Tudo, deu aos Estados Unidos as aptidões e associações para enfrentar as potências centrais e outras na actualidade. O professor Mead defende a ideia de que a China, o Irão e a Rússia procuram estabelecer as suas esferas de influência e desafiar os interesses dos Estados Unidos, lenta mas de forma sustentada tentando dominar a Eurásia e assim ameaçar a potência americana e o resto do mundo.

A esta visão escapa-lhe uma realidade mais profunda, uma vez que em questões de geopolítica, bem como de demografia, política e ideias os Estados Unidos tem uma franca vantagem sobre China, o Irão e a Rússia, mesmo sendo certo que não detém a hegemonia que ocupou durante a era unipolar, o seu poder ainda não tem oposição que seja objecto de alarme.

As suas vantagens comparativas em termos de riqueza e tecnologia estão ainda fora do alcance da China e da Rússia, e muito menos do Irão. A sua economia em recuperação, apoiada pelos novos e imensos recursos naturais, permite-lhe manter uma presença militar no mundo e múltiplos acordos de segurança. Os Estados Unidos possuem uma habilidade natural para conquistar amigos e influenciar países.

Os Estados Unidos têm acordos militares com mais de sessenta países, enquanto a Rússia só tem oito aliados oficiais e a China um que é a Coreia do Norte. As alianças dos Estados Unidos têm a dupla vantagem de oferecerem uma plataforma global para a projecção do poder americano e distribuir o suporte resultante da promessa de segurança.

As armas nucleares, que possuem os Estados Unidos, a China e a Rússia, ajudam o país ocidental de duas formas, sendo a primeira, devido à lógica da segura destruição mútua, reduzem a probabilidade de uma guerra entre potências e a segunda dão à China e à Rússia a segurança de que Estados Unidos nunca os invadirão.

A geografia reforça as outras vantagens dos Estados Unidos, dado que são o único país não rodeado por outras grandes potências, tornando-o menos ameaçador para outros países, ou seja, na Ásia muitos países vêem a China como maior perigo potencial, devido à sua proximidade. Á excepção dos Estados Unidos, todos os demais grandes países vivem em apertada vizinhança geopolítica, onde as mudanças no poder sempre provocam reacções.
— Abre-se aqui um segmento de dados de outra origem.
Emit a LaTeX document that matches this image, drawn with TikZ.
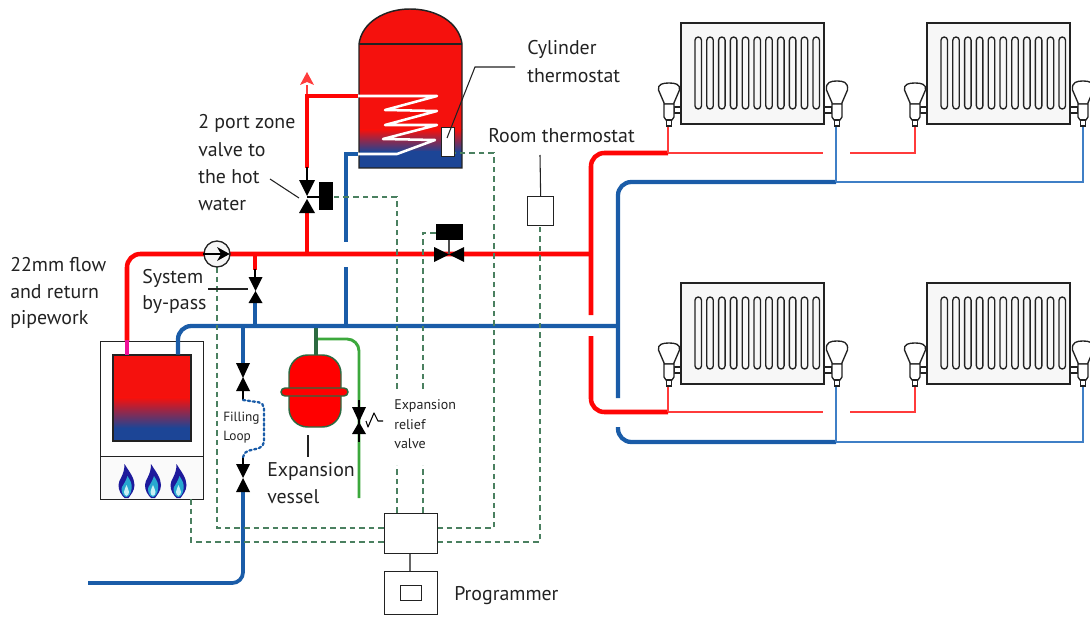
\documentclass[tikz,border=0pt]{standalone}
\usepackage{fontspec}
\setmainfont{PT Sans}
\definecolor{pred}{HTML}{FF0505}
\definecolor{tankred}{HTML}{F5110D}
\definecolor{pblue}{HTML}{1A5CA8}
\definecolor{tankblue}{HTML}{1C4596}
\definecolor{thinred}{HTML}{FF3B3B}
\definecolor{thinblue}{HTML}{3F7FC6}
\definecolor{pgreen}{HTML}{3CA83C}
\definecolor{dgreen}{HTML}{2C6A40}
\definecolor{wgreen}{HTML}{4A8060}
\definecolor{ink}{HTML}{222222}
\definecolor{pinkpipe}{HTML}{F0109A}
\definecolor{navy}{HTML}{1E1A9C}
\definecolor{teal}{HTML}{28A8D0}
\definecolor{pale}{HTML}{C8F0F5}
\tikzset{
 hotpipe/.style={draw=pred,line width=3.4pt,rounded corners=10pt},
 coldpipe/.style={draw=pblue,line width=3.2pt,rounded corners=10pt},
 hotbranch/.style={draw=pred,line width=2.4pt},
 coldbranch/.style={draw=pblue,line width=2.4pt},
 thinhot/.style={draw=thinred,line width=1pt},
 thincold/.style={draw=thinblue,line width=1pt},
 wire/.style={draw=wgreen,line width=.85pt,dash pattern=on 4.2pt off 3pt},
 lead/.style={draw=ink,line width=.8pt},
 boxy/.style={draw=ink,line width=1pt,fill=white},
 lbl/.style={inner sep=0pt,text=ink,font=\fontsize{14.9}{19}\selectfont,align=left},
 slbl/.style={inner sep=0pt,text=ink,font=\fontsize{10.5}{14}\selectfont,align=left},
 vslbl/.style={inner sep=0pt,text=ink,font=\fontsize{10}{14}\selectfont,align=left},
}
\newcommand\vvalve[6]{%
 \fill[black] (#1-#2,#3) -- (#1+#2,#3) -- (#1,#4) -- cycle;
 \fill[black] (#1-#2,#6) -- (#1+#2,#6) -- (#1,#5) -- cycle;}
\newcommand\flame[1]{%
 \fill[navy] (#1-2,464) .. controls (#1+3,472) and (#1+8,478) .. (#1+8,485) .. controls (#1+8,491) and (#1+4,495) .. (#1+2,498) -- (#1-2,498) .. controls (#1-5,495) and (#1-8,491) .. (#1-8,485) .. controls (#1-8,479) and (#1-2,476) .. (#1-2,464) -- cycle;
 \fill[teal] (#1+1,476) .. controls (#1+4,481) and (#1+6,484) .. (#1+5,489) .. controls (#1+5,493) and (#1+2,497) .. (#1,497) .. controls (#1-3,497) and (#1-5,493) .. (#1-5,489) .. controls (#1-5,486) and (#1-2,485) .. (#1+1,476) -- cycle;
 \fill[pale] (#1,485) .. controls (#1+1,488) and (#1+2.5,490) .. (#1+2.5,492) .. controls (#1+2.5,497) and (#1-2.5,497) .. (#1-2.5,492) .. controls (#1-2.5,490) and (#1-1,488) .. (#1,485) -- cycle;}
\newcommand\radvalve[5]{%
 \begin{scope}[shift={(#1,#2)}]
 \draw[ink,line width=1pt,fill=white] (#4,107) rectangle (#5,113);
 \draw[ink,line width=1pt,fill=white] (-4.5,104) -- (-10.5,90) .. controls (-11.5,#3+1) and (-6,#3) .. (0,#3) .. controls (6,#3) and (11.5,#3+1) .. (10.5,90) -- (4.5,104) -- cycle;
 \draw[ink,line width=1pt,fill=white] (-5,104) -- (5,104) -- (5,117) -- (3,120) -- (-3,120) -- (-5,117) -- cycle;
 \draw[ink,line width=1pt,fill=white] (-2.5,120) rectangle (2.5,126);
 \end{scope}}
\newcommand\radiator[2]{%
 \begin{scope}[shift={(#1,#2)}]
 \draw[ink,line width=1.1pt,fill=black!3] (681,23) rectangle (824,124);
 \foreach \k in {0,...,10}{
  \draw[ink,line width=1pt,rounded corners=2.4pt] (695+\k*11.8,37) rectangle (701.5+\k*11.8,109);}
 \end{scope}}
\begin{document}
\begin{tikzpicture}[x=.75pt,y=-.75pt]
\useasboundingbox (0,0) rectangle (1090,617);
% ---------- cylinder
\fill[tankred] (359,44) .. controls (362,22) and (385,9) .. (410,9) .. controls (436,9) and (459,22) .. (462,44) -- (462,130) -- (359,130) -- cycle;
\shade[top color=tankred,bottom color=tankblue] (359,129.5) rectangle (462,152);
\fill[tankblue] (359,151.5) rectangle (462,168);
\draw[ink,line width=1.1pt] (359,168) -- (359,44) .. controls (362,22) and (385,9) .. (410,9) .. controls (436,9) and (459,22) .. (462,44) -- (462,168) -- cycle;
\draw[ink,line width=1pt] (359,44) -- (462,44);
\draw[white,line width=1.9pt,line join=round,line cap=round] (358,96) -- (437,96) -- (385,110) -- (437,111) -- (385,125) -- (437,125) -- (383,139) -- (435,140) -- (397,154) -- (358,154);
% ---------- boiler
\node[boxy,anchor=north west,inner sep=0pt,minimum width=77.25pt,minimum height=86.25pt] (boilertop) at (100,341) {};
\node[boxy,anchor=north west,inner sep=0pt,minimum width=77.25pt,minimum height=32.25pt,fill=black!2] (burner) at (100,456) {};
\fill[tankred] (113,355) rectangle (191,398);
\shade[top color=tankred,bottom color=tankblue] (113,397.5) rectangle (191,428);
\fill[tankblue] (113,427.5) rectangle (191,441);
\draw[ink,line width=1.1pt] (113,355) rectangle (191,441);
\flame{126.5}\flame{153}\flame{178.5}
% ---------- hot water circuit
\draw[thinred,line width=1.4pt] (307,85) -- (307,96);
\fill[thinred] (307,72) -- (314,85) -- (307,82) -- (300,85) -- cycle;
\draw[hotbranch] (358,96) -- (307,96) -- (307,168);
\draw[black,line width=1.4pt] (307,167) -- (307,184);
\draw[hotbranch] (307,212) -- (307,254);
\draw[coldbranch] (358,154) -- (346,154) -- (346,242);
\draw[coldbranch] (346,267) -- (346,326);
% ---------- branches from the mains
\draw[hotbranch] (255,254) -- (255,270);
\draw[black,line width=1.2pt] (255,269) -- (255,280);
\draw[coldbranch] (255,300) -- (255,326);
\draw[coldbranch] (243,326) -- (243,367);
\draw[draw=pblue,line width=2.8pt,rounded corners=8pt] (243,490) -- (243,583) -- (88,583);
\draw[black,line width=1pt] (243,391) -- (243,400) (243,457) -- (243,466);
\draw[draw=pblue,line width=1.7pt,dotted,line cap=round,rounded corners=4pt] (243,400) -- (264,403) -- (264,447) -- (243,452) -- (243,457);
\draw[draw=pgreen,line width=2.2pt,rounded corners=9pt] (316,339) -- (359,339) -- (359,498);
\draw[draw=dgreen,line width=2.4pt] (316,326) -- (316,356);
% ---------- mains
\draw[hotpipe] (127,341) -- (127,254) -- (591,254);
\draw[draw=pinkpipe,line width=3.4pt] (127,354.5) -- (127,340);
\draw[hotpipe] (668,153) -- (591,153) -- (591,315);
\draw[hotpipe] (591,336) -- (591,412) -- (668,412);
\draw[coldpipe] (178,354.5) -- (178,326) -- (619,326);
\draw[coldpipe] (836,182) -- (618,182) -- (618,398);
\draw[coldpipe] (618,427) -- (618,442) -- (836,442);
% ---------- thin pipes to radiators
\draw[thinhot] (668,153) -- (823,153) (850,153) -- (915,153) -- (915,125);
\draw[thinhot] (668,153) -- (668,125);
\draw[thincold] (836,182) -- (1083,182) -- (1083,125);
\draw[thincold] (836,182) -- (836,125);
\draw[thinhot] (668,412) -- (823,412) (850,412) -- (915,412) -- (915,385);
\draw[thinhot] (668,412) -- (668,385);
\draw[thincold] (836,442) -- (1083,442) -- (1083,385);
\draw[thincold] (836,442) -- (836,385);
% ---------- radiators
\foreach \dx/\dy in {0/0,246/0,0/260,246/260}{
 \radiator{\dx}{\dy}
 \radvalve{669+\dx}{\dy}{83}{5}{12}
 \radvalve{837+\dx}{\dy}{81}{-13}{-5}
}
% ---------- control wiring
\coordinate (wa) at (217,267);
\draw[wire] (wa) -- (217,528) -- (384,528);
\draw[wire] (437,528) -- (494,528) -- (494,153) -- (454,153);
\draw[wire] (191,499) -- (191,542) -- (384,542);
\draw[wire] (437,542) -- (540,542) -- (540,226);
\draw[wire] (397,513) -- (397,465);
\draw[wire] (397,389) -- (397,197) -- (333,197);
\draw[wire] (423,513) -- (423,465);
\draw[wire] (423,389) -- (423,233) -- (437,233);
% ---------- expansion vessel
\draw[dgreen,line width=1.1pt,fill=red,rounded corners=14pt] (289,355) rectangle (341,427);
\draw[dgreen,line width=1.1pt,fill=red,rounded corners=3pt] (281,388) rectangle (348,396);
% ---------- pump
\node[draw=ink,line width=1pt,fill=black!3,circle,inner sep=0pt,minimum size=19.5pt] (pump) at (217,254) {};
\draw[black,line width=1.1pt] (pump.west) -- (222,254);
\fill[black] (pump.east) ++(-1,0) -- (217,247) -- (221,254) -- (217,261) -- cycle;
% ---------- valves
\vvalve{307}{8}{180}{196}{199}{213}
\fill[black] (319,182) rectangle (333,210);
\draw[black,line width=1pt] (307,197) -- (320,197);
\vvalve{255.5}{7}{277}{291}{291}{303}
\vvalve{243}{7}{363}{378}{377}{391}
\vvalve{243}{7}{464}{478}{478}{492}
\draw[black,line width=1pt] (359,400) -- (359,442);
\vvalve{359}{7}{407}{422}{422}{434}
\draw[black,line width=.8pt,line join=round] (366,421) -- (368,427) -- (374,413) -- (378,421) -- (383,421);
\fill[black] (434,247) -- (449,254.5) -- (434,262) -- cycle;
\fill[black] (464,247) -- (449,254.5) -- (464,262) -- cycle;
\draw[black!70,line width=1.2pt] (449,240) -- (449,254);
\fill[black] (436,224) rectangle (463,240);
% ---------- thermostats and controls
\node[boxy,anchor=north west,inner sep=0pt,minimum width=9.75pt,minimum height=21.75pt] (cylstat) at (441,127) {};
\node[boxy,anchor=north west,inner sep=0pt,minimum width=19.5pt,minimum height=21.75pt] (roomstat) at (527,196) {};
\node[boxy,anchor=north west,inner sep=0pt,minimum width=39.75pt,minimum height=30pt] (control) at (384,513) {};
\node[boxy,anchor=north west,inner sep=0pt,minimum width=39.75pt,minimum height=32.25pt] (prog) at (384,571) {};
\node[boxy,anchor=north west,inner sep=0pt,minimum width=15.75pt,minimum height=11.25pt] (screen) at (400,585) {};
\draw[black!60,line width=.8pt] (control.south -| 410,553) -- (prog.north -| 410,571);
% ---------- leaders
\draw[lead] (515,67) -- (475,67) -- (447,138);
\draw[lead] (roomstat.north) -- (540,155);
\draw[lead] (270,179) -- (299,198);
\draw[lead] (208,289) -- (248,289);
\draw[lead] (308,435) -- (308,457);
% ---------- labels
\node[lbl,anchor=west] (t1) at (527,49) {Cylinder};
\node[lbl,anchor=west] (t2) at (527,76) {thermostat};
\node[lbl,anchor=west] (t3) at (488,136) {Room thermostat};
\node[lbl,anchor=west] (t4) at (198,123) {2 port zone};
\node[lbl,anchor=west] (t5) at (198,150) {valve to};
\node[lbl,anchor=west] (t6) at (198,177) {the hot};
\node[lbl,anchor=west] (t7) at (198,204) {water};
\node[lbl,anchor=west] (t8) at (10,265) {22mm flow};
\node[lbl,anchor=west] (t9) at (10,292) {and return};
\node[lbl,anchor=west] (t10) at (10,319) {pipework};
\node[lbl,anchor=west] (t11) at (142,278) {System};
\node[lbl,anchor=west] (t12) at (142,305) {by-pass};
\node[vslbl,anchor=west] (t13) at (223,418) {Filling};
\node[vslbl,anchor=west] (t14) at (223,437) {Loop};
\node[lbl,anchor=west] (t15) at (267,471) {Expansion};
\node[lbl,anchor=west] (t16) at (267,497) {vessel};
\node[slbl,anchor=west] (t17) at (394,406) {Expansion};
\node[slbl,anchor=west] (t18) at (394,425) {relief};
\node[slbl,anchor=west] (t19) at (394,444) {valve};
\node[lbl,anchor=west] (t20) at (454,596) {Programmer};
\end{tikzpicture}
\end{document}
A China está a descobrir essa dinâmica actualmente, quando os países que a rodeiam reagem à modernização dos seus exércitos e reforçam as suas alianças. A Rússia viveu essa experiência durante décadas e está desde há alguns anos a viver com a Ucrânia, que nos últimos anos aumentou as suas despesas militares e tenta aproximar-se cada vez mais da União Europeia, com as consequências que sabemos e resultaram na anexação da Crimeia e na guerra civil no leste do país entre as forças nacionais e os separatistas pro-rússia, apoiados por esta.

A visão apresentada pelo politólogo americano sobre uma luta pela Eurásia entre Estados Unidos e a China, o Irão e a Rússia, faz antever uma transição em processo, que é a crescente ascendência da democracia capitalista liberal. A difusão dessa democracia no mundo, que começou no final da década de 1970 foi acelerada depois da Guerra Fria, fortaleceu de forma notável a posição dos Estados Unidos e estreitou o círculo geopolítico ao redor da China e da Rússia.
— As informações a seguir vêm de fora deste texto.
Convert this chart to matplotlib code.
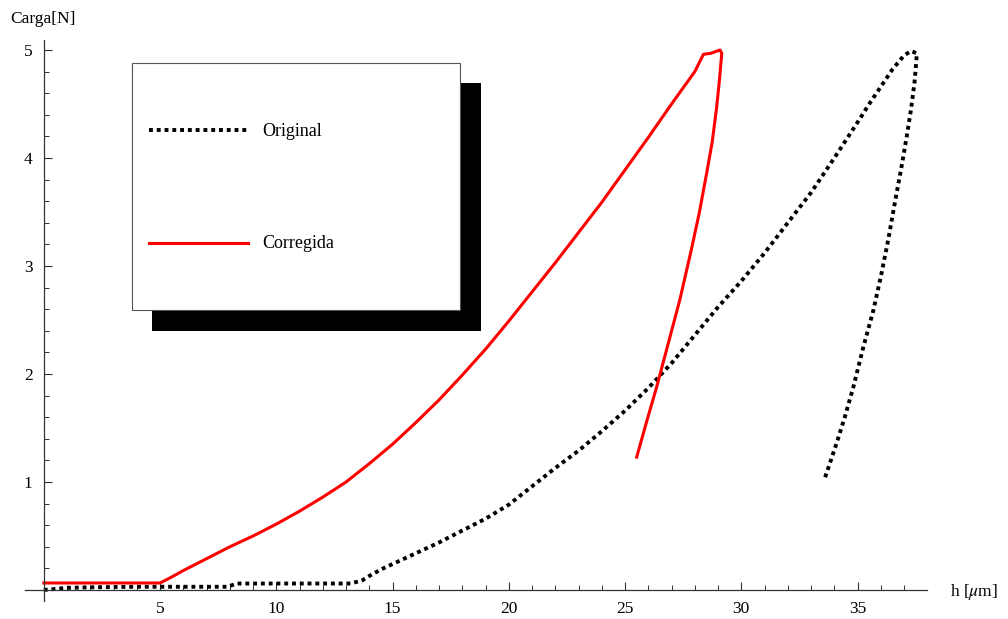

A China está perto de atingir e ultrapassar os Estados Unidos como a maior economia do mundo, como consta do “International Comparison Program” do Banco Mundial. O programa, que compara os níveis de vida nos diferentes países, mostra este ano, os números da economia chinesa, situando-a a um passo de se converter na maior do mundo medida por poder aquisitivo.

 O gigante asiático continua fiel ao conselho do pai da sua reforma, Deng Xiaoping, quando afirmou “esconde o teu brilho e aprecia a escuridão”, modéstia que reflecte um claro sentido da realidade. A China é um país de rendimentos médios, com um rendimento “per capita” um pouco inferior ao de Perú. As suas capacidades tecnológicas estão muito atrás dos Estados Unidos e outras economias ocidentais, inclusive do Japão, seu histórico adversário. Militarmente não tem a influência global dos Estados Unidos, carecendo de poderes de persuasão.

O seu sistema político e os dois sistemas económicos que possui, ainda não se tornaram suficientemente atraentes para influir a opinião global, apesar das contínuas aberturas e reformas positivas que tem vindo a efectuar. Os seus aliados mais próximos são a Coreia do Norte e o Paquistão. A evolução económica da China mudou o mundo, ao converter-se na manufactura mais barata do planeta, baixando o custo dos produtos fabricados, fazendo aumentar por consequência o poder aquisitivo dos consumidores.

O efeito negativo é o da concorrência de centenas de milhões de trabalhadores chineses terem obrigado a reduzir os salários no mundo ocidental. A China como enorme importador de matérias-primas começou a alterar o destino dos exportadores de mercadorias de todo o mundo.